- _SUPPLIED ENTRIES_
□ □ □ □ □ □ □

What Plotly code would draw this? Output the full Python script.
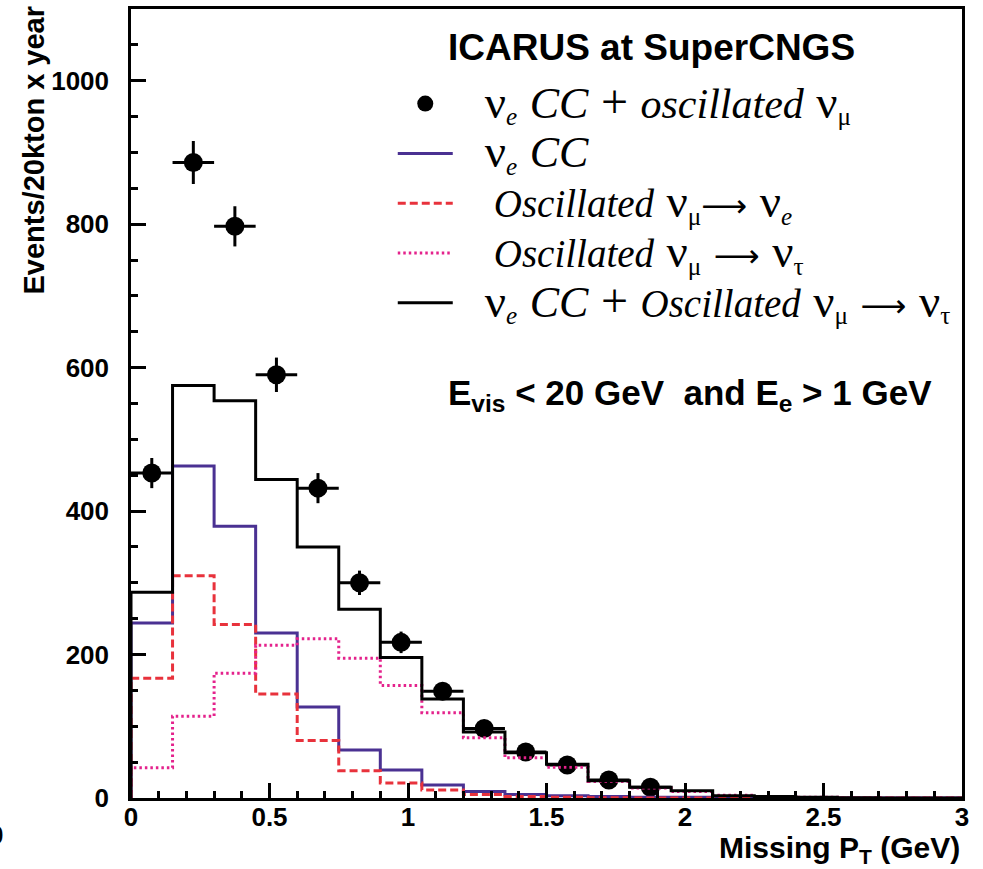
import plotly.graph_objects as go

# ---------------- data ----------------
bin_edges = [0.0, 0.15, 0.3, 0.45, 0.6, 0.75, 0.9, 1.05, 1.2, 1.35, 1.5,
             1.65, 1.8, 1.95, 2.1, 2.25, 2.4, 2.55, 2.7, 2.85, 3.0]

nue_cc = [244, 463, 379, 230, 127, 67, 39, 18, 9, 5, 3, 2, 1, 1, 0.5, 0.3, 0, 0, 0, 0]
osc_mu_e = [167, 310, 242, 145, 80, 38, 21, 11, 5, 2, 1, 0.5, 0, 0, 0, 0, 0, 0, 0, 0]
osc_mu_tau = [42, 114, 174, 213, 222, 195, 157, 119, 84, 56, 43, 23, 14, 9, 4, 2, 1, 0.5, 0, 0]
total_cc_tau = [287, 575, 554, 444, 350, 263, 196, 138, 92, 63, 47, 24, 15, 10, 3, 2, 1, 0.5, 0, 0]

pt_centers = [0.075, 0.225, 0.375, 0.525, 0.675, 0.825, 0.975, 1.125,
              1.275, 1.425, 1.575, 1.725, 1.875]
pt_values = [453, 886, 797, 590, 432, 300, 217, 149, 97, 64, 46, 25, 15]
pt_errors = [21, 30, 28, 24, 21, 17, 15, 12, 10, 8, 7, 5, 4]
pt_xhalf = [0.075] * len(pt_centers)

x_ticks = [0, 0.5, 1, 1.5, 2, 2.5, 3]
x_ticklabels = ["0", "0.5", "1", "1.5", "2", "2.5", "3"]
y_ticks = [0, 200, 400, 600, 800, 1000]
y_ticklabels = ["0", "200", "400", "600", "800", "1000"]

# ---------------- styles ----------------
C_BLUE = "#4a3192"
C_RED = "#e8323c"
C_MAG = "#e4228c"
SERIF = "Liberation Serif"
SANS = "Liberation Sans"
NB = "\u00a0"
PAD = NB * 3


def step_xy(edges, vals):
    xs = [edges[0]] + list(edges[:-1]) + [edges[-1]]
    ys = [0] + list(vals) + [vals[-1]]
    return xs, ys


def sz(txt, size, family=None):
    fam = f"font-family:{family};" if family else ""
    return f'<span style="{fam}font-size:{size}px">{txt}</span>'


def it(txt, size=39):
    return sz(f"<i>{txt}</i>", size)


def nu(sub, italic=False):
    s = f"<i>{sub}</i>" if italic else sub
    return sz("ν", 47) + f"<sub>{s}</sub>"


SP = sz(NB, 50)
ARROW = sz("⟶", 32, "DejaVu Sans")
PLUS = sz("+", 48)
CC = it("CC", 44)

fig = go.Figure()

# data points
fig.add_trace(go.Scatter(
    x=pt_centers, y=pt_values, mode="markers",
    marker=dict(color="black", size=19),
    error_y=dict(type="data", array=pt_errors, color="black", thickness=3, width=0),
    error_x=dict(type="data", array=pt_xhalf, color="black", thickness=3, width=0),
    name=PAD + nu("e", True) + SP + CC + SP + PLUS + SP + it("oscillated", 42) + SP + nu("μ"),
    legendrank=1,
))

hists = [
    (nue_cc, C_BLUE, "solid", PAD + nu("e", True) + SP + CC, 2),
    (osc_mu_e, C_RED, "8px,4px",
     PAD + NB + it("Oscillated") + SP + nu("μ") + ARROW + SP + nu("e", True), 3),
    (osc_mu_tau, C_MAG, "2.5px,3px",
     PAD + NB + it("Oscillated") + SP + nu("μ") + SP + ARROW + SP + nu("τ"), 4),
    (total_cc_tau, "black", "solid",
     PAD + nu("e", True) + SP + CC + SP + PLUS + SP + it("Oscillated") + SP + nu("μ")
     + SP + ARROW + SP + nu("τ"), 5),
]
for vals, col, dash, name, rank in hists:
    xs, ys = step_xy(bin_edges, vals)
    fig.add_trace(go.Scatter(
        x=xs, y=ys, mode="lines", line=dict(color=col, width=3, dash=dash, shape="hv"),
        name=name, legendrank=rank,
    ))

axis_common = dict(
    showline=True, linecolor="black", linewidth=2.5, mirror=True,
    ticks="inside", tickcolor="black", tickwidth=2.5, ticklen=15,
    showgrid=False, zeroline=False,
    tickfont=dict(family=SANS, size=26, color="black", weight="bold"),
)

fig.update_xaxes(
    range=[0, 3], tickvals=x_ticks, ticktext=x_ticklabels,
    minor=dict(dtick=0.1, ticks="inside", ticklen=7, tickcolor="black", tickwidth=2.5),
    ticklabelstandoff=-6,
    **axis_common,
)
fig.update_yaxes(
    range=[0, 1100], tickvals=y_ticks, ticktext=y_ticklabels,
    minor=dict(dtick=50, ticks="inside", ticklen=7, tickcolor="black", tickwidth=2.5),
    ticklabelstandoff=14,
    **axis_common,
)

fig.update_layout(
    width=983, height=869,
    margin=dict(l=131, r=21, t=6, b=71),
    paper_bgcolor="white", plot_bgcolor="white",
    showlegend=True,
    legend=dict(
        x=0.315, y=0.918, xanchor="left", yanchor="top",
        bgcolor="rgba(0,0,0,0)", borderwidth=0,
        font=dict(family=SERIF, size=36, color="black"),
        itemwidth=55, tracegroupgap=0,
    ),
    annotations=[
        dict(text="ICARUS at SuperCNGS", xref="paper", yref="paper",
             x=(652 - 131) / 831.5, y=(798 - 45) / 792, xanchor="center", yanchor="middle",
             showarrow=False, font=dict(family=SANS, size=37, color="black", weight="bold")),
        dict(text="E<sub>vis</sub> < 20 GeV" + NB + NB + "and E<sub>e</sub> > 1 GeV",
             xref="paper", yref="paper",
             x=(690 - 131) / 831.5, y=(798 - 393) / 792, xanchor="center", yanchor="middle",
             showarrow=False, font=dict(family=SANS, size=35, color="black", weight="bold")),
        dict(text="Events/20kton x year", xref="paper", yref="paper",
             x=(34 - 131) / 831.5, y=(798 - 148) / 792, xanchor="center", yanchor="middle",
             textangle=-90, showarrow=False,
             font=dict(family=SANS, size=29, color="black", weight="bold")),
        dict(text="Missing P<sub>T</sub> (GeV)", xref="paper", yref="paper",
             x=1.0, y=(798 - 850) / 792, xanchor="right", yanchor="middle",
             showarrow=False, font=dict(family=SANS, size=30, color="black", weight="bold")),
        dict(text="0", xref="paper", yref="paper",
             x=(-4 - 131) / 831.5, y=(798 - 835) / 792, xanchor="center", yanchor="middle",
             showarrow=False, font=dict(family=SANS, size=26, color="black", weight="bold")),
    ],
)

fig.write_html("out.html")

□ □ □ □ □ □ □

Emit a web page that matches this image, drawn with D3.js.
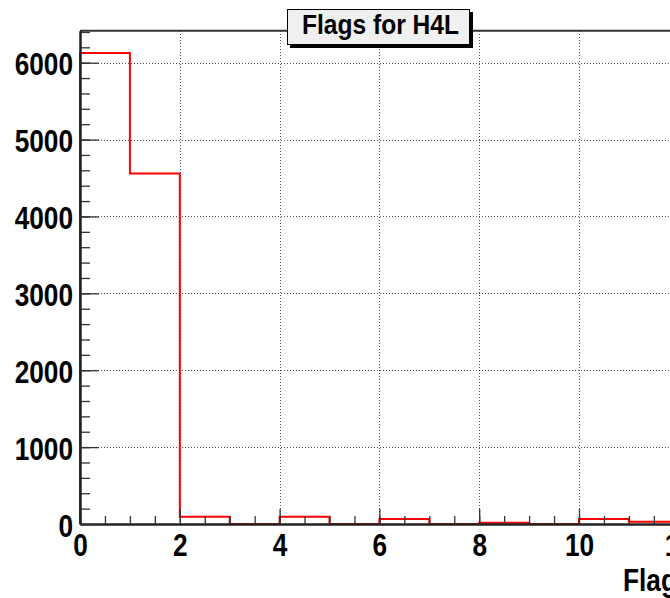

□ □ □ □ □ □ □

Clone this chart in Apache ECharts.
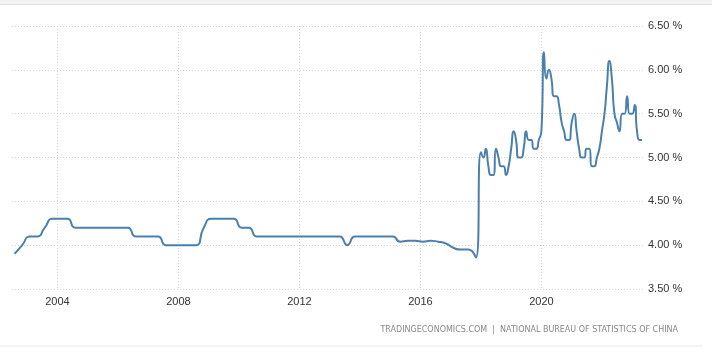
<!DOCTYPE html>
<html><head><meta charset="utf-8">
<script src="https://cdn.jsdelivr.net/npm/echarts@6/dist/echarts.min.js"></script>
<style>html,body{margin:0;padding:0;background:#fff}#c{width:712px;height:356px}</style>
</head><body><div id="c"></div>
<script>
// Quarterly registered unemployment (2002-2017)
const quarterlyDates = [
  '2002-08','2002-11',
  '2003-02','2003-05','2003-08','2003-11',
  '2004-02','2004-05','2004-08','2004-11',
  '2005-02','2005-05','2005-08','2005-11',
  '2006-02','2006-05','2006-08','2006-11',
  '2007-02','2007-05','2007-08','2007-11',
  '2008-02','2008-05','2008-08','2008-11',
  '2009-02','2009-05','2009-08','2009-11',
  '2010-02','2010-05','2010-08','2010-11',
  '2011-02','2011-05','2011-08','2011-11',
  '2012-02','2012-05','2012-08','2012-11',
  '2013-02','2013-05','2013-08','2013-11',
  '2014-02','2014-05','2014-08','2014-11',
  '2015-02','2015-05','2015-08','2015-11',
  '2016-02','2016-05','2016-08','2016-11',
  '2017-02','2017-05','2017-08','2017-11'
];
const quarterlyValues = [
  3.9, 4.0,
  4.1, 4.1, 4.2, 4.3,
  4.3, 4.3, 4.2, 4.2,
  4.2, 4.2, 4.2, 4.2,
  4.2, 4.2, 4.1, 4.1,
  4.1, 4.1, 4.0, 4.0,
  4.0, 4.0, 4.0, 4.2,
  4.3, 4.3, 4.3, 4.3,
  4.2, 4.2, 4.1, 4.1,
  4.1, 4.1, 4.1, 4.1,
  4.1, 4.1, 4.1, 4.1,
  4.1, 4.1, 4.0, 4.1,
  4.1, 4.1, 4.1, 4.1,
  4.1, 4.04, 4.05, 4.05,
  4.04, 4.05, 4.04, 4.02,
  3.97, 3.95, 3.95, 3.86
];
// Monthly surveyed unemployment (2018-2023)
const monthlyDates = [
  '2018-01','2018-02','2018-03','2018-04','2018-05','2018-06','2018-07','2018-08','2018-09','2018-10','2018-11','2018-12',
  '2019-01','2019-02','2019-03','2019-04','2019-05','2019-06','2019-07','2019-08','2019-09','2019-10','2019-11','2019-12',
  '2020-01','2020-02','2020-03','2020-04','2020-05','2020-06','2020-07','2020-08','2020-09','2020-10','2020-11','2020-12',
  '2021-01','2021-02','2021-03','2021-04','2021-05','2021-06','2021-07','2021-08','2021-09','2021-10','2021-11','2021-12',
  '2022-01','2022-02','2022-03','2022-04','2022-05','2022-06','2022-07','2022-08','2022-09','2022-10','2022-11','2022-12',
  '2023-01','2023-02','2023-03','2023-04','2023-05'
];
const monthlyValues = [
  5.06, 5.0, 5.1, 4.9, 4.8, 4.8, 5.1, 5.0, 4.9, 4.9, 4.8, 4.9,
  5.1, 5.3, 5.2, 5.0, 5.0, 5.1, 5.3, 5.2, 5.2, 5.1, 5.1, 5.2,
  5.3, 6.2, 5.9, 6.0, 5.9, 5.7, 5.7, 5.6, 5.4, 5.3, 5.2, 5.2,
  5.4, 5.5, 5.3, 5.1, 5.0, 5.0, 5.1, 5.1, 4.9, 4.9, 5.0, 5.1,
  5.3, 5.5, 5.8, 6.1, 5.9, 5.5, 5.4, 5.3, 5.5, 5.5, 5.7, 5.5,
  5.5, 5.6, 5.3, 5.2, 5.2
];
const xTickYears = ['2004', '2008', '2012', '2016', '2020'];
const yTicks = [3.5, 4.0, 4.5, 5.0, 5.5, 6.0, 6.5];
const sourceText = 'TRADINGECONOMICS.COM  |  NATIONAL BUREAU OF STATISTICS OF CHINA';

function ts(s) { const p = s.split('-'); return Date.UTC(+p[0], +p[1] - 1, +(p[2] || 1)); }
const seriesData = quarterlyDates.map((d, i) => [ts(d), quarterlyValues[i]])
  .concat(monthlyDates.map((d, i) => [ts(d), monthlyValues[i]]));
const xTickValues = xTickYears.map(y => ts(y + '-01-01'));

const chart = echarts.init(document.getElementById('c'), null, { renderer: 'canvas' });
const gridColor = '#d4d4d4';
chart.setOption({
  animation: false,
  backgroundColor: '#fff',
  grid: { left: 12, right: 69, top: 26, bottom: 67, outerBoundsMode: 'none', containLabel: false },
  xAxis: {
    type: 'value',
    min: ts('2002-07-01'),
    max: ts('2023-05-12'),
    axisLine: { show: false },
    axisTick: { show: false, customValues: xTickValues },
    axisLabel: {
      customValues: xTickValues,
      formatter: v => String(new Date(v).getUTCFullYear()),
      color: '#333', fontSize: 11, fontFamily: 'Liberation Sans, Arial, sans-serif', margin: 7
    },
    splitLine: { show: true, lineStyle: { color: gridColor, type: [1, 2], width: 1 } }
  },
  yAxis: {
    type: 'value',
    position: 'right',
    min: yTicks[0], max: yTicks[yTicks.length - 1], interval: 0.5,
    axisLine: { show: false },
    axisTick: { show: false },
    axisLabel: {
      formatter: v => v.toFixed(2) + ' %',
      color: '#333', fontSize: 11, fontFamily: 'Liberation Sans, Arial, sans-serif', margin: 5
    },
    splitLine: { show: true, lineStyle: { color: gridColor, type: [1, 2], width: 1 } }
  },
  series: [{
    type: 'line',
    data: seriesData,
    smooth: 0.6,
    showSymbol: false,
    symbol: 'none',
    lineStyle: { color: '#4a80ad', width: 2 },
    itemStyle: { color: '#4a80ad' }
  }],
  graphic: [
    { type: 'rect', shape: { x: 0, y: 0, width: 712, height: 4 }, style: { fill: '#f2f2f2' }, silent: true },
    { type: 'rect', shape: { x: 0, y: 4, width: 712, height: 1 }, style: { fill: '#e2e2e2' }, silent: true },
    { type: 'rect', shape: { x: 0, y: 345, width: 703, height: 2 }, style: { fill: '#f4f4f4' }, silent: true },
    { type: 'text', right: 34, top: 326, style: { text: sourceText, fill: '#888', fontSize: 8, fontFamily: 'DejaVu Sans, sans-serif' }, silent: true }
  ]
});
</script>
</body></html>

□ □ □ □ □ □ □

- _DIRECTIONS_
Report how many lines hold the string "script", giving the number and nothing else.

- _OUTPUT OF THE TASK_
4